Food-Rescue: The heroic act of saving healthy edible food intended for dumpsters and landfills.

Direct-Transfer: The act of moving food from where it is rescued directly to where it can be used. The emphasis here is on cutting out the middle man anywhere possible in order to maximize the usability of the rescued food.

Run: What CP calls each individual pickup and delivery.

Adopting a Run: A more consistent commitment (but not life-long or unalterable) to a specific run that works well for the schedule of a CP food-runner.

Food-Runners: The passionate generous people who directly transfer rescued food and in the process end American food-insecurity one run at a time. The backbone of the CP food-rescue platform.

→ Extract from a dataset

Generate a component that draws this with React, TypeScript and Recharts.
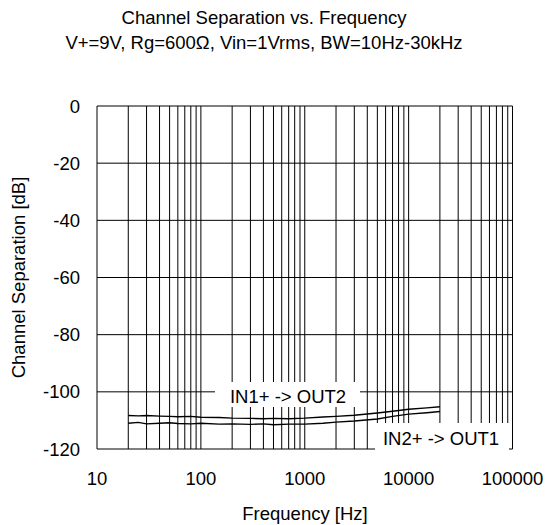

Food-Donors: Food service organizations who have healthy edible foods they are willing to allow food-runners to transfer to CP receiving agencies.

Receiving-Agencies: Food-pantries and soup-kitchens who are experts in taking care of those in need.

Food-Pantry: Hunger-relief partners who distribute groceries to individuals and families that will be prepared in their clients homes. In general they don’t distribute prepared foods.

Soup-Kitchen: Hunger relief partners who provide hot meals to individuals and families that are generally prepared and eaten on site. These agencies sometimes also have “take-home” or “take-to-work” options as well but these foods are still normally prepared at the agency site.

Sponsor: Individuals and corporations who see the promise of direct-transfer food-rescue and contribute their energies and monies to advance the cause in ways other than running food.